**** RECORDED INFORMATION ****
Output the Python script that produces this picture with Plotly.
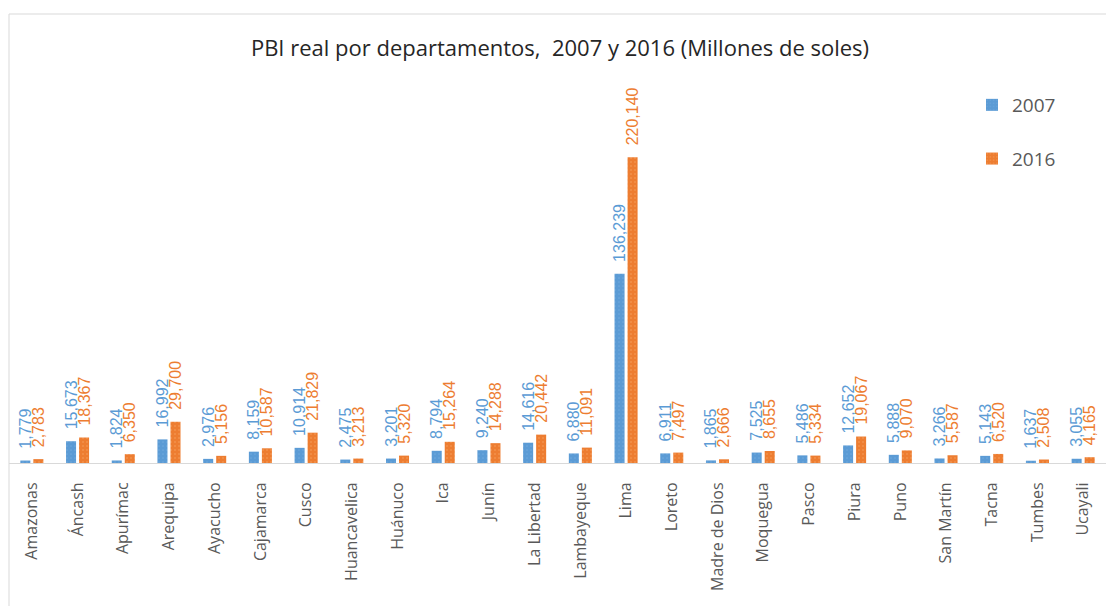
import plotly.graph_objects as go

# Regional real GDP (millions of soles)
departamentos = [
    "Amazonas", "Áncash", "Apurímac", "Arequipa", "Ayacucho", "Cajamarca",
    "Cusco", "Huancavelica", "Huánuco", "Ica", "Junín", "La Libertad",
    "Lambayeque", "Lima", "Loreto", "Madre de Dios", "Moquegua", "Pasco",
    "Piura", "Puno", "San Martín", "Tacna", "Tumbes", "Ucayali",
]
pbi_2007 = [
    1779, 15673, 1824, 16992, 2976, 8159, 10914, 2475, 3201, 8794, 9240, 14616,
    6880, 136239, 6911, 1865, 7525, 5486, 12652, 5888, 3266, 5143, 1637, 3055,
]
pbi_2016 = [
    2783, 18367, 6350, 29700, 5156, 10587, 21829, 3213, 5320, 15264, 14288, 20442,
    11091, 220140, 7497, 2666, 8655, 5334, 19067, 9070, 5587, 6520, 2508, 4165,
]

BLUE = "#5B9BD5"
ORANGE = "#ED7D31"
LABEL_FONT = "Liberation Sans"
NBSP = "\u00a0"

fig = go.Figure()
fig.add_trace(go.Bar(
    x=departamentos, y=pbi_2007, name="2007",
    marker=dict(color=BLUE, line=dict(width=0),
                pattern=dict(shape=".", fgcolor="#7FB3E3", size=4, solidity=0.15)),
    texttemplate=NBSP * 2 + "%{y:,}", textposition="outside", textangle=-90,
    textfont=dict(family=LABEL_FONT, size=16, color=BLUE),
    constraintext="none", cliponaxis=False,
    legendgroup="a",
))
fig.add_trace(go.Bar(
    x=departamentos, y=pbi_2016, name="2016",
    marker=dict(color=ORANGE, line=dict(width=0),
                pattern=dict(shape=".", fgcolor="#F7A661", size=4, solidity=0.2)),
    texttemplate=NBSP * 2 + "%{y:,}", textposition="outside", textangle=-90,
    textfont=dict(family=LABEL_FONT, size=16, color=ORANGE),
    constraintext="none", cliponaxis=False,
    legendgroup="b",
))

W, H = 1106, 606
L, R, T, B = 9, 0, 80, 143
plot_h = H - T - B
units_per_px = 720

fig.update_layout(
    width=W, height=H,
    margin=dict(l=L, r=R, t=T, b=B, pad=0),
    paper_bgcolor="white", plot_bgcolor="white",
    barmode="group", bargap=0.43, bargroupgap=0.23,
    title=dict(
        text="PBI real por departamentos,  2007 y 2016 (Millones de soles)",
        font=dict(family="Open Sans", size=22, color="#262626"),
        x=560 / W, xref="container", xanchor="center",
        y=1 - 48 / H, yref="container", yanchor="middle",
    ),
    legend=dict(
        x=(972 - L) / (W - L - R), y=(463 - 86) / plot_h,
        xanchor="left", yanchor="top",
        bgcolor="rgba(0,0,0,0)",
        font=dict(family="Open Sans", size=19, color="#595959"),
        tracegroupgap=26, itemwidth=30,
    ),
    xaxis=dict(
        showline=True, linecolor="#D9D9D9", linewidth=1,
        ticks="", tickangle=-90, ticklabelstandoff=12,
        tickfont=dict(family="Open Sans", size=16, color="#595959"),
        showgrid=False, fixedrange=True,
    ),
    yaxis=dict(
        visible=False, range=[0, plot_h * units_per_px],
        showgrid=False, zeroline=False,
    ),
    shapes=[dict(
        type="rect", xref="paper", yref="paper",
        x0=0, x1=1.02, y0=-0.5, y1=(463 - 14) / plot_h,
        line=dict(color="#D9D9D9", width=1), fillcolor="rgba(0,0,0,0)",
        layer="below",
    )],
)

fig.write_html("out.html")
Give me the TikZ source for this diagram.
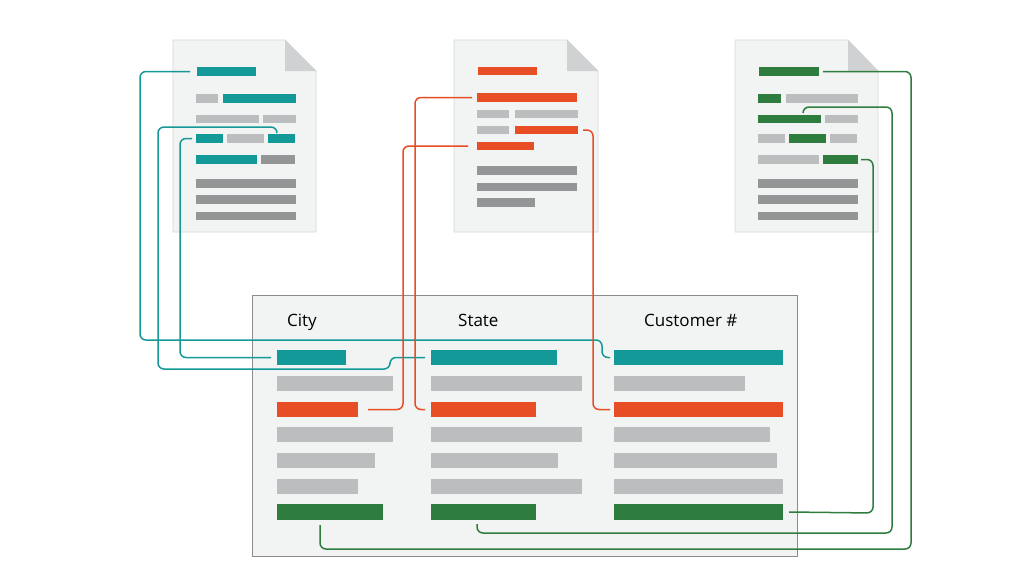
****
• **STATED PROBLEM**:
Give back exactly the lines from the first line of the data through the line with "import plotly.graph_objects as go", pictures excluded.

• **FINAL ANSWER**:
Output the Python script that produces this picture with Plotly.
import plotly.graph_objects as go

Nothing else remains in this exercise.